The language of this provision of the present constitution is substantially the same as the amendment of 1864 to the prior constitution. In construing the amendment this court in Dorsey’s App., 72 Pa. 192, said (p. 195): “Another purpose (of the amendment) was to give information to the members or others interested, by the title of the bill, of the contemplated legislation, and thereby prevent the passage of unknown and alien subjects, which might be coiled up in the folds of the bill. The amendment was found necessary to correct the evils
These authorities indicate the purpose and the proper interpretation of the constitutional provision in question as understood in this state. So far as the writer is advised, the word “clearly” in this connection is omitted from the constitutions of most of the other states of the Union. The decisions in those states, therefore, cannot be relied upon as precedents in determining the construction of our constitutional provision. As said by Judge Cooley (Const. Lim., 7th ed., 205): “One of the purposes of the provision was to prevent hodge-podge or Tog rolling’ legislation which had become prevalent in most if not all the states of the Union.” Our state was not an exception, and “omnibus bills,” containing almost everything except what the title indicated, brought about the constitutional amendment of 1864. These evils which had crept into the legislation of the state could only be eradicated by drastic measures, and hence the plain
In the light of these well settled principles let us examine the title to the act of June 7, 1907. It reads as follows: “An act to further amend section twenty-one of an Act entitled 'An Act to provide revenue by taxation’ approved June twenty-seventh, one thousand eight hundred and seventy-nine.”

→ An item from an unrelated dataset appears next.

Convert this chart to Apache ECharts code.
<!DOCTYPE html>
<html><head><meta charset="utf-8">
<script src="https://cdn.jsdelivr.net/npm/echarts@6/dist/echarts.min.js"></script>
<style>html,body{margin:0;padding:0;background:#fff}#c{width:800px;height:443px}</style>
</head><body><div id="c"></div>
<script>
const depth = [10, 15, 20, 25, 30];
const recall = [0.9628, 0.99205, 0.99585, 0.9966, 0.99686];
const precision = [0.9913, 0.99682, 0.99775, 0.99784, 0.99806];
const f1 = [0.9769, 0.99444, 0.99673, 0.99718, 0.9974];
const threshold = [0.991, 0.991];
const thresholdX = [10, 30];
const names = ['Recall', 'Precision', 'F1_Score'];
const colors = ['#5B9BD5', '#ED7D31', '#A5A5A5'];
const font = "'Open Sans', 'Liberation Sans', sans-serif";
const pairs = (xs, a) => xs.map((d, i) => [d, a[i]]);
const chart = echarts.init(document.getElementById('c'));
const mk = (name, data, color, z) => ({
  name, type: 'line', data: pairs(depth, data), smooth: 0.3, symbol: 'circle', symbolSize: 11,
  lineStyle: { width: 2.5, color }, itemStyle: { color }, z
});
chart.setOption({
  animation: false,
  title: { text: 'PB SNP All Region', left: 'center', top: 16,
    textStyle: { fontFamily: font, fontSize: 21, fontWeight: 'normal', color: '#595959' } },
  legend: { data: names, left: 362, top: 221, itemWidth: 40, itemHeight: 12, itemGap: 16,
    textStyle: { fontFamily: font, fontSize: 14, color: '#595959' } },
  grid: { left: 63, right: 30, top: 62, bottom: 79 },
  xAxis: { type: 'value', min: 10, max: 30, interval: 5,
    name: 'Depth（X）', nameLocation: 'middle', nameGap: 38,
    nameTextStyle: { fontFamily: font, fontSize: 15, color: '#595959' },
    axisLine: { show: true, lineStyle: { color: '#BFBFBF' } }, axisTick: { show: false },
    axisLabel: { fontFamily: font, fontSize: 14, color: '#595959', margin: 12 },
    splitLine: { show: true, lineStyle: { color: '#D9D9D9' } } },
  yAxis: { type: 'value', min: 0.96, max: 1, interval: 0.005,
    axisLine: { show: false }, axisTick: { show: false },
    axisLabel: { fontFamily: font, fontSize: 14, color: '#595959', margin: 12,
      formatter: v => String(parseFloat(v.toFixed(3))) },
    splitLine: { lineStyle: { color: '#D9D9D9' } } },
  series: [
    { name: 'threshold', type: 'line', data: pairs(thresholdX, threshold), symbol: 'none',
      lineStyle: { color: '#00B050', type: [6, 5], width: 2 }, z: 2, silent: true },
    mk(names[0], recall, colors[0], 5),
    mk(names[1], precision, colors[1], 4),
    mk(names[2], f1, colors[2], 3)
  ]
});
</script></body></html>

The act of June 7, 1879, was supplemented but not amended by the Acts of June 10, 1881, P. L. 99, June 30, 1885, P. L. 193, and June 1, 1889, P. L. 420. None of the sections of the act of 1879 are now in force. While some
The Act of June 8, 1893, P. L. 353, has one section, and as appears by the title, it is supplemental to the act of June 7, 1879, and amends the amendment of the supplement thereto approved June 1, 1889, which amendment therein amended was approved June 8, 1891, P. L. 229, “relating to the tax on capital stock.” This act of 1891 has eight sections and amends the twenty-first section of the act of June 1, 1889, and repeals all acts inconsistent therewith or supplied thereby.

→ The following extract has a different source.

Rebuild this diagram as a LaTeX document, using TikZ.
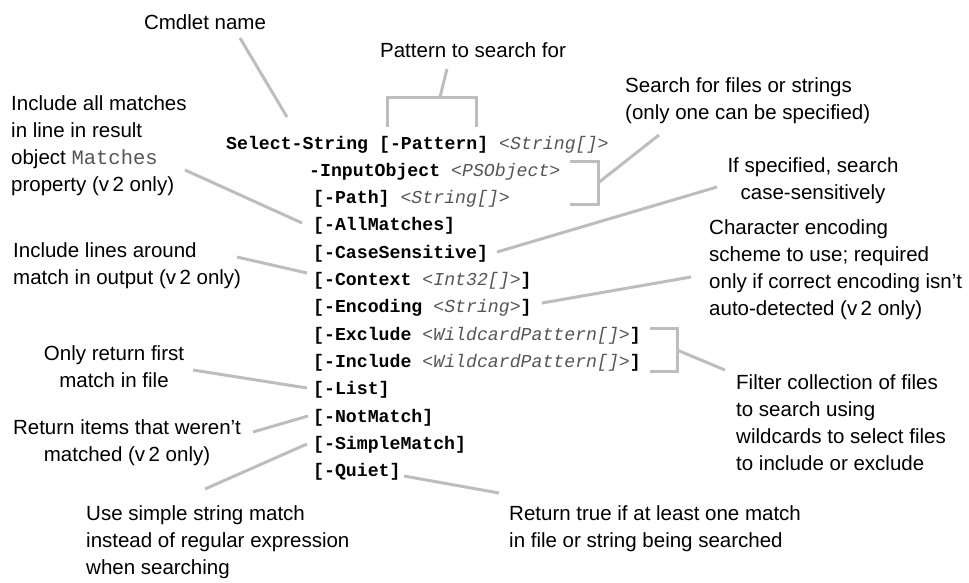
\documentclass[tikz,border=0pt]{standalone}
\usepackage{fontspec}
\setmainfont{Liberation Sans}
\newfontfamily\codefont{Liberation Mono}
\definecolor{leadgray}{HTML}{BDBDBD}
\definecolor{arggray}{HTML}{555555}
\newcommand{\argt}[1]{{\mdseries\itshape\color{arggray}#1}}
\newcommand{\inlinecode}[1]{{\codefont\color{arggray}#1}}
\tikzset{
  note/.style={font=\fontsize{20.5}{27}\selectfont, inner sep=0pt, align=left, anchor=north west},
  notec/.style={font=\fontsize{20.5}{27}\selectfont, inner sep=0pt, align=center, anchor=north},
  code/.style={font=\codefont\bfseries\fontsize{18.2}{22}\selectfont, inner sep=0pt, anchor=base west},
  lead/.style={draw=leadgray, line width=3pt},
}
\begin{document}
\begin{tikzpicture}[x=1pt,y=-1pt]
\useasboundingbox (0,0) rectangle (969,582);
% code lines
\node[code] (sel)  at (226,149) {Select-String [-Pattern] \argt{<String[]>}};
\node[code] (inp)  at (309,176.3) {-InputObject \argt{<PSObject>}};
\node[code] (path) at (313,203.6) {[-Path] \argt{<String[]>}};
\node[code] (allm) at (313,230.9) {[-AllMatches]};
\node[code] (case) at (313,258.2) {[-CaseSensitive]};
\node[code] (ctx)  at (313,285.5) {[-Context \argt{<Int32[]>}]};
\node[code] (enc)  at (313,312.8) {[-Encoding \argt{<String>}]};
\node[code] (exc)  at (313,340.1) {[-Exclude \argt{<WildcardPattern[]>}]};
\node[code] (inc)  at (313,367.4) {[-Include \argt{<WildcardPattern[]>}]};
\node[code] (list) at (313,394.7) {[-List]};
\node[code] (notm) at (313,422) {[-NotMatch]};
\node[code] (simp) at (313,449.3) {[-SimpleMatch]};
\node[code] (quiet) at (313,476.6) {[-Quiet]};
% annotations
\node[notec] (n1) at (205,14) {Cmdlet name};
\node[notec] (n2) at (473,42) {Pattern to search for};
\node[note] (n3) at (625,77) {Search for files or strings\\(only one can be specified)};
\node[note] (n4) at (11,95) {Include all matches\\in line in result\\object \inlinecode{Matches}\\property (v\,2 only)};
\node[notec] (n5) at (813,157) {If specified, search\\case-sensitively};
\node[note] (n6) at (709,219) {Character encoding\\scheme to use; required\\only if correct encoding isn’t\\auto-detected (v\,2 only)};
\node[note] (n7) at (13,242) {Include lines around\\match in output (v\,2 only)};
\node[notec] (n8) at (114,345) {Only return first\\match in file};
\node[note] (n9) at (736,374) {Filter collection of files\\to search using\\wildcards to select files\\to include or exclude};
\node[notec] (n10) at (127,419) {Return items that weren’t\\matched (v\,2 only)};
\node[note] (n11) at (86,505) {Use simple string match\\instead of regular expression\\when searching};
\node[note] (n12) at (509,505) {Return true if at least one match\\in file or string being searched};
% brackets
\coordinate (pb) at (440,97);
\coordinate (fb) at (598,183);
\coordinate (wb) at (677,350);
\draw[lead] (387,127) -- (387,97) -- (476,97) -- (476,127);
\draw[lead] (570,161) -- (598,161) -- (598,204) -- (570,204);
\draw[lead] (650,328) -- (677,328) -- (677,371) -- (650,371);
% leader ends
\coordinate (c1a) at (240,38);   \coordinate (c1b) at (287,117);
\coordinate (c2a) at (447,69);
\coordinate (c3a) at (659,135);
\coordinate (c4a) at (185,170);  \coordinate (c4b) at (302,223);
\coordinate (c5a) at (717,187);  \coordinate (c5b) at (497,252);
\coordinate (c6a) at (691,277);  \coordinate (c6b) at (542,303);
\coordinate (c7a) at (237,257);  \coordinate (c7b) at (307,273);
\coordinate (c8a) at (193,370);  \coordinate (c8b) at (307,388);
\coordinate (c9a) at (725,370);
\coordinate (c10a) at (253,432); \coordinate (c10b) at (308,416);
\coordinate (c11a) at (205,489); \coordinate (c11b) at (307,444);
\coordinate (c12a) at (499,493); \coordinate (c12b) at (404,476);
\draw[lead] (c1a) -- (c1b);
\draw[lead] (c2a) -- (pb);
\draw[lead] (c3a) -- (fb);
\draw[lead] (c4a) -- (c4b);
\draw[lead] (c5a) -- (c5b);
\draw[lead] (c6a) -- (c6b);
\draw[lead] (c7a) -- (c7b);
\draw[lead] (c8a) -- (c8b);
\draw[lead] (c9a) -- (wb);
\draw[lead] (c10a) -- (c10b);
\draw[lead] (c11a) -- (c11b);
\draw[lead] (c12a) -- (c12b);
\end{tikzpicture}
\end{document}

The title and the body of the act of 1907 refer to sec. 21 of the act of June 27, 1879, as the act to be amended, while the marginal note to the act of 1907 inserted by the statute clerk shows the section and the act to be amended to be “Section 21, act June 8, 1893;” and it is claimed by the appellants that the act of 1893 was intended to be amended by the act of 1907. As noted above, the act of 1893 has but one section and it cites sec. 21 of the amended act of June 1, 1889, for amendment. The title of the act of 1907 is: “An act to further amend section twenty-one of an act entitled 'An act to provide revenue by taxation/ approved June twenty-seventh, one thousand eight hundred and seventy-nine.” What is there in the title of the bill which became the act of 1907 to show that the act of 1893 was the subject of legislation in the amendatory act, or to direct attention to the act of 1893 as the act to be further amended? Certainly it is not, as the title declares, that the act is “to further amend” the act of 1879, as that act has never been amended, and it is equally certain that the date of approval of the act to be amended given in the title gives no assistance in ascertaining the act sought to be amended. Neither is the act of 1893 nor any other act referred to in terms in the title. It is manifest, we think, that there is nothing whatever in the title of the act of 1907 that directs attention to the act of 1893, which its title declares to be an act “relating to
It is suggested that the marginal note to the act of 1907 in the pamphlet laws possesses curative powers and relieves the otherwise defective legislation of its constitutional infirmities. The note is on the margin of page 430 of the pamphlet laws of 1907 and reads: “Section 21, act of June 8, 1893, cited for amendment.” We know of no law authorizing the secretary of the commonwealth or his statute clerk to insert in the pamphlet laws this or any similar note as a part of the act in question. The secretary is required to publish the acts of assembly as they appear by the original rolls, but he has no authority to add any explanatory matter to an act by marginal note or
The contention that the marginal note to an act can have any relevancy in determining the sufficiency of the title of a bill overlooks entirely the language and the purpose of the constitutional provision. It provides that “no bill .... shall be passed containing- more than one subject which shall be clearly expressed in its title.” The purpose of the provision, as all our cases declare, is to give information in the title of the bill to the members of the legislature or other interested parties of the contemplated legislation. How can a marginal note in the pamphlet laws published after the enactment of the statute “give information of the contemplated legislation?” The constitutional mandate is that the bill, before and not after it becomes a law, shall contain but one subject which shall be clearly expressed in the title. An act of assembly is void because the title to the bill which by legislative sanction becomes a law offends the constitutional provision. It is apparent, therefore, that an explanatory marginal note in the pamphlet laws, and especially one that incorrectly cites the section of the act to be amended, cannot aid the title of a bill otherwise constitutionally defective.
We have cited above our cases announcing the general principles applicable in the construction of this constitutional provision. As already observed, the provision is more pronounced than that of most of the other states in its requirement that the subject of a bill shall be clearly expressed in the title, and hence decisions on the subject in other jurisdictions cannot be regarded as authority in construing this provision of our constitution. The similar provisions in the constitutions of New Jersey, Indiana, Texas, Oregon and Michigan, whose decisions are cited by the appellants, do not contain the word “clearly”
We think the title of the act of 1907 is misleading and also defective in that it fails to clearly express the subject of the legislation, and for this reason the decree of the court below is affirmed.